**Source data**.

------------------------

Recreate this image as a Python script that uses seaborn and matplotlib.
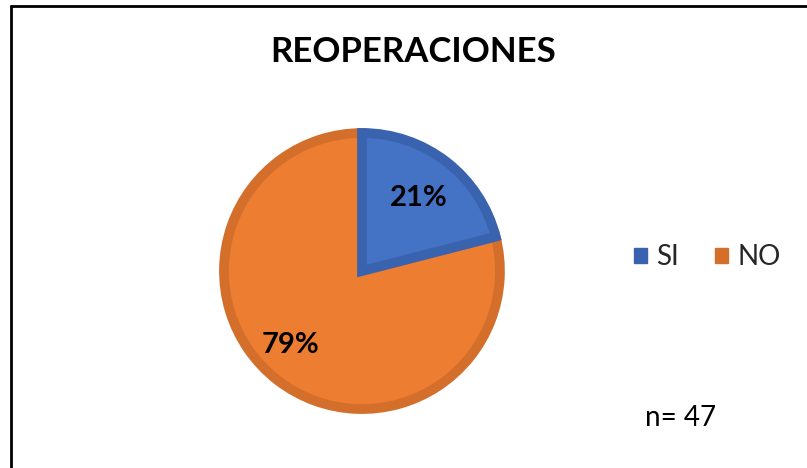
import matplotlib
matplotlib.use("Agg")
import matplotlib.pyplot as plt
import seaborn as sns

# data
categorias = ["SI", "NO"]
valores = [21, 79]
colores = ["#4472C4", "#ED7D31"]
bordes = ["#3A63AF", "#D46E2B"]
titulo = "REOPERACIONES"
nota = "n= 47"

sns.set_theme(style="white")
plt.rcParams["font.family"] = ["Lato", "DejaVu Sans"]

W, H = 807, 468
fig = plt.figure(figsize=(W / 100, H / 100), dpi=100)
fig.patch.set_facecolor("white")

# axes in pixel units, y up
ax = fig.add_axes([0, 0, 1, 1])
cx, cy = 362, H - 271
r = 138

wedges, texts, autotexts = ax.pie(
    valores,
    colors=colores,
    explode=[0.05, 0.065],
    startangle=90,
    counterclock=False,
    center=(cx, cy),
    radius=r,
    autopct="%1.0f%%",
    pctdistance=0.67,
    wedgeprops=dict(linewidth=7, joinstyle="miter"),
    textprops=dict(fontsize=21, fontweight="bold", color="black"),
)
for w, b in zip(wedges, bordes):
    w.set_edgecolor(b)
wedges[0].set_zorder(3)
# Excel puts the big slice label a bit further left
x79, y79 = autotexts[1].get_position()
autotexts[1].set_position((x79 - 15, y79 - 1))
for t in autotexts:
    t.set_zorder(5)

ax.set_xlim(0, W)
ax.set_ylim(0, H)
ax.set_aspect("equal")
ax.axis("off")

# title
fig.text(413 / W, 1 - 52 / H, titulo, ha="center", va="center",
         fontsize=25, fontweight="bold", color="black")

# legend
handles = [plt.Rectangle((0, 0), 1, 1, facecolor=b, edgecolor=b) for b in bordes]
fig.legend(handles, categorias, loc="center left", bbox_to_anchor=(634 / W, 1 - 257 / H),
           ncol=2, frameon=False, fontsize=20, handlelength=0.45, handleheight=0.45,
           handletextpad=0.35, columnspacing=1.3, borderaxespad=0, borderpad=0)

# n
fig.text(645 / W, 1 - 418 / H, nota, ha="left", va="center", fontsize=20, color="black")

# border (top and left only visible)
fig.add_artist(plt.Line2D([11 / W, 1], [1 - 6 / H, 1 - 6 / H], transform=fig.transFigure,
                          color="black", linewidth=2))
fig.add_artist(plt.Line2D([11 / W, 11 / W], [1 - 6 / H, 0], transform=fig.transFigure,
                          color="black", linewidth=2))

fig.savefig("out.png", dpi=100)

------------------------

**Problem to solve**. Transcribe the listing in full and omit the pictures.

**Full output**.
Recreate this image as a Python script that uses seaborn and matplotlib.
import matplotlib
matplotlib.use("Agg")
import matplotlib.pyplot as plt
import seaborn as sns

# data
categorias = ["SI", "NO"]
valores = [21, 79]
colores = ["#4472C4", "#ED7D31"]
bordes = ["#3A63AF", "#D46E2B"]
titulo = "REOPERACIONES"
nota = "n= 47"

sns.set_theme(style="white")
plt.rcParams["font.family"] = ["Lato", "DejaVu Sans"]

W, H = 807, 468
fig = plt.figure(figsize=(W / 100, H / 100), dpi=100)
fig.patch.set_facecolor("white")

# axes in pixel units, y up
ax = fig.add_axes([0, 0, 1, 1])
cx, cy = 362, H - 271
r = 138

wedges, texts, autotexts = ax.pie(
    valores,
    colors=colores,
    explode=[0.05, 0.065],
    startangle=90,
    counterclock=False,
    center=(cx, cy),
    radius=r,
    autopct="%1.0f%%",
    pctdistance=0.67,
    wedgeprops=dict(linewidth=7, joinstyle="miter"),
    textprops=dict(fontsize=21, fontweight="bold", color="black"),
)
for w, b in zip(wedges, bordes):
    w.set_edgecolor(b)
wedges[0].set_zorder(3)
# Excel puts the big slice label a bit further left
x79, y79 = autotexts[1].get_position()
autotexts[1].set_position((x79 - 15, y79 - 1))
for t in autotexts:
    t.set_zorder(5)

ax.set_xlim(0, W)
ax.set_ylim(0, H)
ax.set_aspect("equal")
ax.axis("off")

# title
fig.text(413 / W, 1 - 52 / H, titulo, ha="center", va="center",
         fontsize=25, fontweight="bold", color="black")

# legend
handles = [plt.Rectangle((0, 0), 1, 1, facecolor=b, edgecolor=b) for b in bordes]
fig.legend(handles, categorias, loc="center left", bbox_to_anchor=(634 / W, 1 - 257 / H),
           ncol=2, frameon=False, fontsize=20, handlelength=0.45, handleheight=0.45,
           handletextpad=0.35, columnspacing=1.3, borderaxespad=0, borderpad=0)

# n
fig.text(645 / W, 1 - 418 / H, nota, ha="left", va="center", fontsize=20, color="black")

# border (top and left only visible)
fig.add_artist(plt.Line2D([11 / W, 1], [1 - 6 / H, 1 - 6 / H], transform=fig.transFigure,
                          color="black", linewidth=2))
fig.add_artist(plt.Line2D([11 / W, 11 / W], [1 - 6 / H, 0], transform=fig.transFigure,
                          color="black", linewidth=2))

fig.savefig("out.png", dpi=100)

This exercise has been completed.